Title: The Winter’s Tale
Rating: 3 Stars
In a couple of weeks, I’m off to Ashland for the Oregon Shakespeare Festival. I’m seeing three plays, so I thought that it would be best for me to brush up on the three plays in preparation.
The first that I tackled was The Winter’s Tale. Of the three (the other two being Twelfth Night and Hamlet), this was the one that I was least familiar with. The Winter’s Tale is known as one of his “Problem” plays, and it’s easy to see why.
It’s basically two plays in one. The first three acts are reminiscent of King Lear. You have a king (Leontes) who apparently is much loved for both his gentleness and fairness. The King of Bohemia (Polixenes), his childhood friend, has been paying him a visit and decides it’s time for him to go home. Leontes cannot persuade Polixenes to stay. Leontes asks his wife, Hermione, to give it a shot. She does, and joyfully, persuades Polixenes to stay a bit longer.
Yay! Good news for everyone, right? Well, no. Leontes instantly becomes convinced that this means that Hermione is having an affair with Polixenes. In short order, he has Hermione arrested. He orders one of his courtiers, Camillo, to murder Polixenes. Instead, Camillo warns Polixenes and they both flee, which further convinces Leontes of the conspiracy. Hermione gives birth to a baby girl. Convinced that it’s illegitimate, Leontes orders her abandoned. Another of his courtiers takes the little infant far away, leaves it, and is immediately eaten by a bear (famous Exit, pursued by a bear stage direction). Hermione apparently dies, Leontes son (and now sole heir) dies, and Leonte, now convinced of his wife’s innocence, is left alone to survey the wreckage of his life. As I said, very Lear-like.

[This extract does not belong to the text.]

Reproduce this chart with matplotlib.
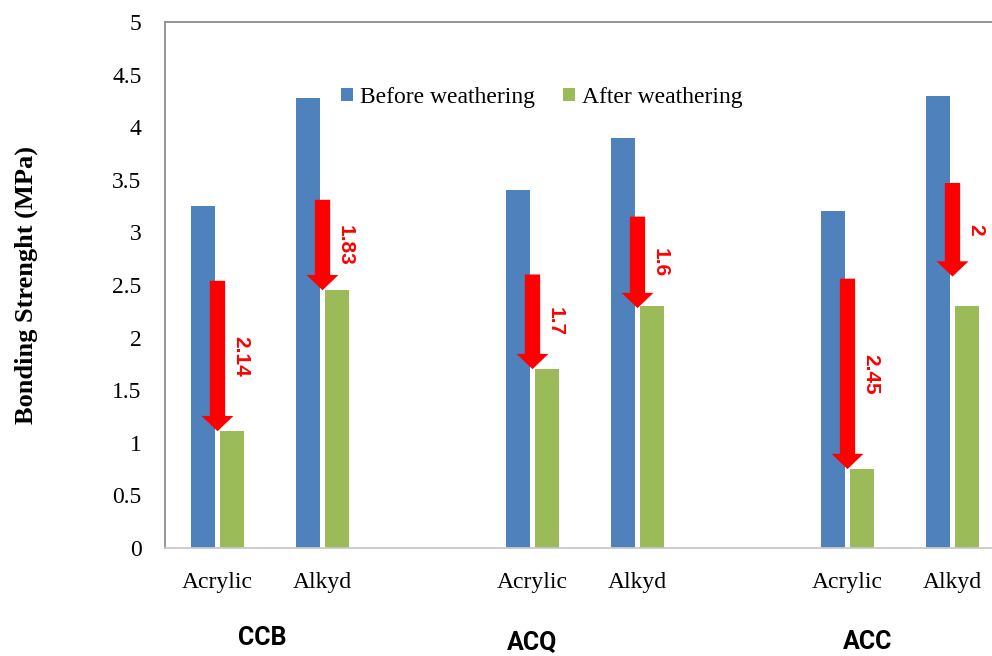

16 years later. Yes, 16 years later, Act IV commences. The last two acts are basically an entirely different play.
Polixenes’ son (Florizel) has fallen in love with a beautiful shepherd girl (Perdita). The shepherd girl has a father and a brother, both of which are your typical folksy, home-spun, salt of the earth kind of characters. There is a trickster (Autolycus) that is conniving all kinds of schemes to make himself richer and, if possible, inflict misery upon others. Polixenes has caught wind of his son’s love affair and is looking to either quash it or to disown him if he refuses.
As should be clear, Perdita is actually Leontes’ abandoned daughter. A merry series of mix-ups, some of which engineered by Autolycus, inadvertently bring about events that lead to Leontes discovering Perdita, being re-united with his best friend Polixenes, Florizel and Perdita being able to get married, and Autolycus swearing off his hi-jinks to become a better person. And, of course, at the very end, there is Hermione herself, believed dead for 16 years. A statue of her is unveiled that is unbelievably lifelike. In fact, it is so lifelike that it comes to life, is reunited with Leontes, and all live happily ever after.
Where to begin?
This feels like a dark tragedy that midway through decided to go through a Hollywood re-write. Man, I don’t know Bill, this is looking pretty dark, the people want a happy ending.
In a way, this is the reverse of Romeo and Juliet. That starts off as a very traditional romantic comedy until Mercutio, the most lighthearted member of the cast, is killed. It then gets very dark very quickly. Could this be Shakespeare trying to reverse the formula again?
The play seems to imply that Hermione has been alive all of these years, which I guess is slightly more plausible than Hermione coming back to life from a statue. Still, for 16 years, she was waiting for Perdita to show up (and everyone assumes Perdita’s dead, so it’s going to be a very long wait), when Leontes clearly has for the past 16 years been ruing his act of madness. I’m all for dramatic entrances, but seriously? What was she doing for those 16 years? I guess she sure taught Leontes a lesson.
I like how a lot of what I just described is actually basically summed up in the play casually by three guys talking. It’s like Shakespeare was like, oh crap, I’m running out of time, I’ve gotta have a really quick disposition to wrap this up real quick so that I can get to the real closer, the statue coming to life!
And what is it with kings? Does absolute power give way inevitably to absolute madness? The queen literally does exactly what the king asked her to do and it directly leads to her son’s death, her daughter’s abandonment, and 16 years of exile. Do keep in mind that, at the end of the play, the king’s son that wasted away and died of grief, as well as the dude that got eaten by a bear, are still in fact dead, so it’s not exactly a win-win here.
And finally, in a little bit of inside Elizabethan baseball, remember that Shakespeare was always writing with an eye towards Elizabeth I. Elizabeth is the daughter of Anne Boleyn. Anne Boleyn could not produce a male heir for Henry VIII, so to get her out of the picture, he had her falsely accused of witchcraft and executed. Do you think that a story of a king falsely accusing his queen of a crime, suffering greatly for it, and then being finally reunited in a chastened manner to the now redeemed queen might be something that Elizabeth could relate to?